Although Maksharip Aushev did not mention the third possible explanation – that is, that Bashir Aushev was assassinated by the insurgents – everyone understands that although this scenario is the most likely one, talking about it is not advisable for fear of potential pressure by the Russian Federal Security Service (FSB), as well as for security reasons. The victim had been a target of multiple prior bombings, arson attacks, shooting attacks and other incidents, so his eventual murder was easy to predict. The investigation into his assassination is also being overseen by the Investigative Committee of the Russian Prosecutor General’s Office.

The timing of these murders is especially embarrassing for the Ingush President Yunus-Bek Yevkurov, as they occurred just as his government was briefing the federal center in Moscow about the successful implementation of a counter-insurgency operation mounted by Ingushetia’s police, FSB and army troops in collaboration with Ramzan Kadyrov’s forces in Chechnya along the border between the two republics, in Ingushetia’s Sunzha and Chechnya’s Achkhoi-Martan districts. The hopes that the leader of the armed resistance movement in the North Caucasus, Dokka Umarov, might have been among the rebels killed in the operation proved to be baseless.

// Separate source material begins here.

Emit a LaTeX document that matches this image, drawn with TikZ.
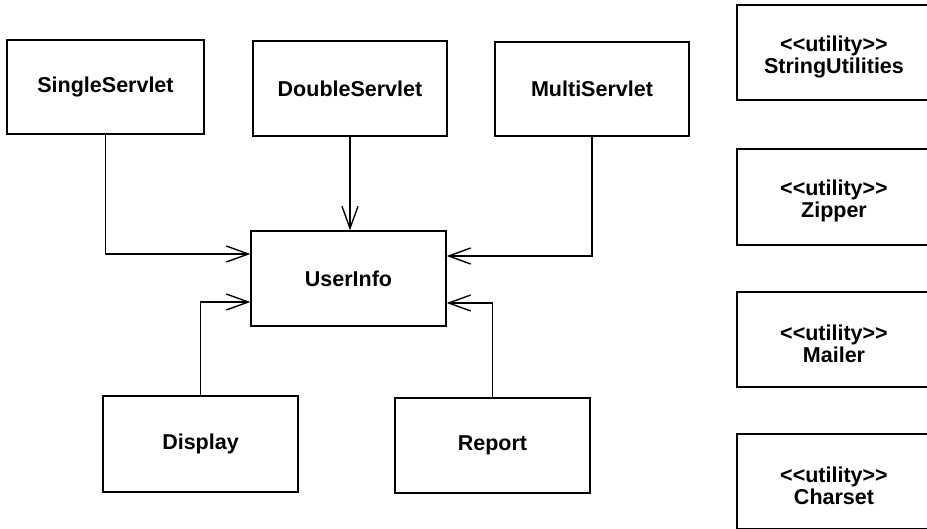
\documentclass[tikz,border=0pt]{standalone}
\usepackage{fontspec}
\setmainfont{Liberation Sans}
\usetikzlibrary{arrows.meta}

% stereotype line, with extra room above so the two-line label sits a little low
\newcommand{\stereoline}{\rule{0pt}{24pt}<{}<utility>{}>}

\tikzset{
  classbox/.style={draw, line width=1.3pt, rectangle, inner sep=0pt,
    minimum width=195pt, minimum height=95pt,
    font=\fontsize{21.5}{22}\selectfont\bfseries, align=center},
  uses/.style={draw, line width=1.4pt,
    -{Straight Barb[length=22pt, width=16pt, line width=1.4pt]}}
}

\begin{document}
\begin{tikzpicture}[x=1pt, y=-1pt]
  \useasboundingbox (0,0) rectangle (927,529);
  \begin{scope}
    \clip (0,0) rectangle (927,529);

    % servlets
    \node[classbox, minimum width=197pt, minimum height=94pt] (single) at (105.5,87) {SingleServlet};
    \node[classbox, minimum width=194pt] (double) at (350,88.5) {DoubleServlet};
    \node[classbox, minimum width=194pt, minimum height=94pt] (multi) at (592,89) {MultiServlet};

    % shared user data
    \node[classbox] (userinfo) at (348.5,278.5) {UserInfo};

    % views
    \node[classbox, minimum height=96pt] (display) at (200.5,444) {Display};
    \node[classbox] (report) at (492.5,445.5) {Report};

    % utility classes
    \node[classbox, minimum width=194pt] (strutil) at (834,52.5) {\stereoline\\StringUtilities};
    \node[classbox, minimum width=194pt, minimum height=96pt] (zipper) at (834,197) {\stereoline\\Zipper};
    \node[classbox, minimum width=194pt] (mailer) at (834,339.5) {\stereoline\\Mailer};
    \node[classbox, minimum width=194pt] (charset) at (834,481.5) {\stereoline\\Charset};

    % dependencies on UserInfo
    \draw[uses] (single.south) |- ([yshift=24.5pt]userinfo.west);
    \draw[uses] (double.south) -- (double.south |- userinfo.north);
    \draw[uses] (multi.south) |- ([yshift=22.5pt]userinfo.east);
    \draw[uses] (display.north) |- ([yshift=-23.5pt]userinfo.west);
    \draw[uses] (report.north) |- ([yshift=-24.5pt]userinfo.east);
  \end{scope}
\end{tikzpicture}
\end{document}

The operation, conceived as a manhunt specifically targeting Umarov and launched on May 16 with the personal involvement of both presidents Kadyrov and Yevkurov, was designed to be a kind of final stroke in the propaganda campaign claiming that the resistance has been extinguished and that the word "rebels" should be mentioned no more. Instead, the underground fighters were now supposed to be referred to simply as bandits, just as they were during the Soviet period.

Changes in terminology have always been important in Russia for propaganda purposes, and in this case it was assumed that a final victory over the insurgency would be announced. It is well understood in Moscow, as well as in the region, that insurgent attacks will not cease, but the federal center today has to declare that the resistance has been squashed in order to continue to claim that the North Caucasus is "the most peaceful part of Russia," considering its proximity to the future Olympics site of Sochi.

In the meantime, Ingushetia’s government has again declared a "counter-terror operation" regime in the villages of Alkun, Dattykh and Arshty in the Sunzha district adjacent to the Chechen border. News reports out of Ingushetia more and more often refer to insurgents from Azerbaijan, which seems quite unlikely; the involvement of Dagestani fighters would have been a much more credible claim. In a nationally televised address directed at the rebels’ families, Ingush President Yunus-Bek Yevkurov told their parents to "go into the woods, go to the mountains and call out to your children to come home; I promise them their lives and normal conditions in jails" (www.ingushetia.org, June 13). This plea, though, is unlikely to sway those whose motives for joining the insurgency were fueled by their views on the current situation and not by a desire for revenge.

Conditions in Ingushetia remain tense as they have been for the last few years. Independent sources have reported that during the first three months of 2009, as many as 12 people were killed and 32 wounded in 38 armed assaults on army and law enforcement personnel (www.kavkaz-uzel.ru, June 12).

It is therefore easy to predict that more news reports of insurgent strikes against Russian troops in the region will follow.